Data block:
┏━━

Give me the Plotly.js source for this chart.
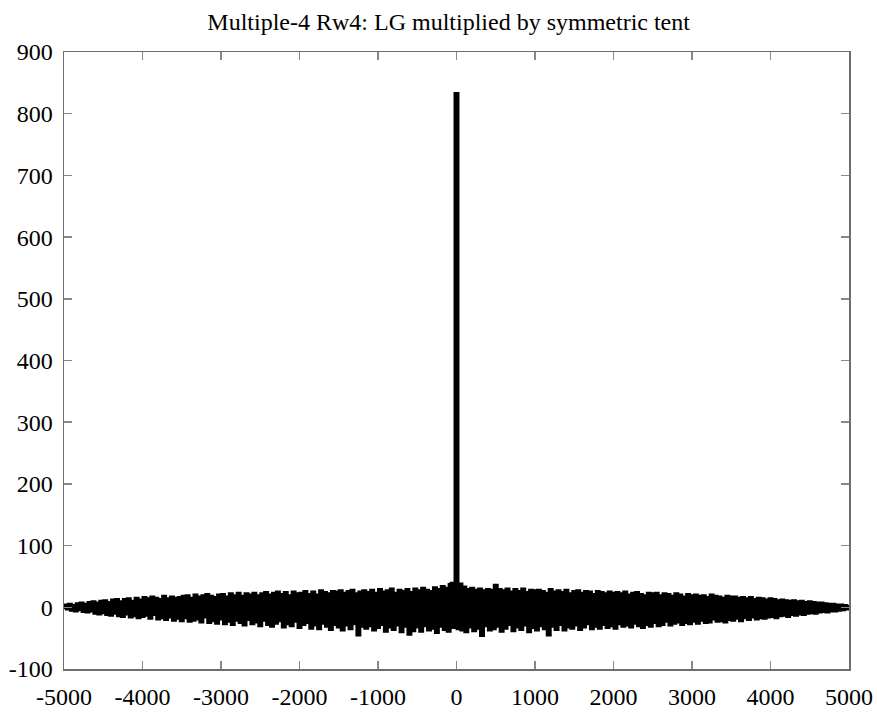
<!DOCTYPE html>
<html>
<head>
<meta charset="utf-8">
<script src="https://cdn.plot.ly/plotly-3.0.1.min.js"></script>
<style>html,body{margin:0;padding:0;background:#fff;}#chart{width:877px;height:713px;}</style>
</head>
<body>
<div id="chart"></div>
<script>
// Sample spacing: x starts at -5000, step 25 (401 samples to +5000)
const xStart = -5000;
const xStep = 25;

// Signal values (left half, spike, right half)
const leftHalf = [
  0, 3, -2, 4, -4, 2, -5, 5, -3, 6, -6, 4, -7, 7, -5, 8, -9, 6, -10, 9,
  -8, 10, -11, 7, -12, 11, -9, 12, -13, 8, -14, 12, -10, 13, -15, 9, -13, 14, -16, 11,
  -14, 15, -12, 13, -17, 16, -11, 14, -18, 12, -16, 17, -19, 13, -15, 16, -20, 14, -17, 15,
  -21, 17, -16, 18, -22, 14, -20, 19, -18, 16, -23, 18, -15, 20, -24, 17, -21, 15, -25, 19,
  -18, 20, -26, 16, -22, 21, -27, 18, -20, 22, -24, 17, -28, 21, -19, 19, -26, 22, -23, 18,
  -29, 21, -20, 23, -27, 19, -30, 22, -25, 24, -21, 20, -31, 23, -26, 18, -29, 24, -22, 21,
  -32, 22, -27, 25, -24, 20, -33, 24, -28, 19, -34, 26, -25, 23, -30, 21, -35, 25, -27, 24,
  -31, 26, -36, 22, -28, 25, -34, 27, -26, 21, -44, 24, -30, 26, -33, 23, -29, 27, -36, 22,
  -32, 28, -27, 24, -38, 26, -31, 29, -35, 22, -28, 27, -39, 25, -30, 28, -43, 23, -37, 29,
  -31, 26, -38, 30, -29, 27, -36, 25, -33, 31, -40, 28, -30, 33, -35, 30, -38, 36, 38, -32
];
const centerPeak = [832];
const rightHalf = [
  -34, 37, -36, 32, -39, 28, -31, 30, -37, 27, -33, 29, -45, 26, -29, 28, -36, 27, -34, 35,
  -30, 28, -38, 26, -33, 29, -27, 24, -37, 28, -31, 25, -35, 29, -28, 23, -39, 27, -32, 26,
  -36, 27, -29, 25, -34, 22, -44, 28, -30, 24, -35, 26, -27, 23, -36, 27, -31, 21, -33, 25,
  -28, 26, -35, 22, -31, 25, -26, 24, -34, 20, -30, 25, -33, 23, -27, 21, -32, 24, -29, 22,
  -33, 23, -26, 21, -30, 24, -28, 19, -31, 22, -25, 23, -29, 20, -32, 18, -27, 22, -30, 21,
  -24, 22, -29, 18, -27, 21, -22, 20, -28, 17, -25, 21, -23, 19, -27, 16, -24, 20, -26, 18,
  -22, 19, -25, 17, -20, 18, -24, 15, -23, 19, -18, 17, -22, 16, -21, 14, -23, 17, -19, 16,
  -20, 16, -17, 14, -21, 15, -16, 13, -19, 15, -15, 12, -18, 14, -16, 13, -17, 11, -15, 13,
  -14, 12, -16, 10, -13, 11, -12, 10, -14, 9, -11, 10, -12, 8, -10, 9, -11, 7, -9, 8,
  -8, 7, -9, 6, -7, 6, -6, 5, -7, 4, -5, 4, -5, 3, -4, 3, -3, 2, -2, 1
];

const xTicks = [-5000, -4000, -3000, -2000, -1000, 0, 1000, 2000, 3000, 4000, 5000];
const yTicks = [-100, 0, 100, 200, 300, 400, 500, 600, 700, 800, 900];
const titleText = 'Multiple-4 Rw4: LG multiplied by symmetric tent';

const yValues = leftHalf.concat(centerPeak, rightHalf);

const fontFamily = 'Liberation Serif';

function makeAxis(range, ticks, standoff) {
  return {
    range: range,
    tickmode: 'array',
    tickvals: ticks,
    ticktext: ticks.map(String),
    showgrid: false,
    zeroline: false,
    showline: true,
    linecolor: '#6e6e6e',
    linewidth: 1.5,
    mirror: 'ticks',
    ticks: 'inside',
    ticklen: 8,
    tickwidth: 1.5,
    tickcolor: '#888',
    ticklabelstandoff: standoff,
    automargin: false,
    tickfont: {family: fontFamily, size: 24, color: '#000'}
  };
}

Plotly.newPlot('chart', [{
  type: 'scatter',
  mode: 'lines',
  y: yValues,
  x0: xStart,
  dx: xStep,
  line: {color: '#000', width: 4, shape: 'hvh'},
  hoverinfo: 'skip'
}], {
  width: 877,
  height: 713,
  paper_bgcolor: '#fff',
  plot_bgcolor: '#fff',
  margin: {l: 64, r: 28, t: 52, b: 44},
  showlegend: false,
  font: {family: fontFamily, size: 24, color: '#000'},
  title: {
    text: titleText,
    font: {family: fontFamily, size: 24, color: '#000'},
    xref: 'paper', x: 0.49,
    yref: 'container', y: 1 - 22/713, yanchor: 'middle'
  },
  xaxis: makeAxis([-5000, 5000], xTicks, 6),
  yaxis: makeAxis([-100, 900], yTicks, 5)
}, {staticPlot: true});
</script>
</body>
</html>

┗━━

Directions:
Please repeat exactly the data above from its first line to the line that contains "const xStep = 25;", inclusive, and leave every picture out.

Output below:
Give me the Plotly.js source for this chart.
<!DOCTYPE html>
<html>
<head>
<meta charset="utf-8">
<script src="https://cdn.plot.ly/plotly-3.0.1.min.js"></script>
<style>html,body{margin:0;padding:0;background:#fff;}#chart{width:877px;height:713px;}</style>
</head>
<body>
<div id="chart"></div>
<script>
// Sample spacing: x starts at -5000, step 25 (401 samples to +5000)
const xStart = -5000;
const xStep = 25;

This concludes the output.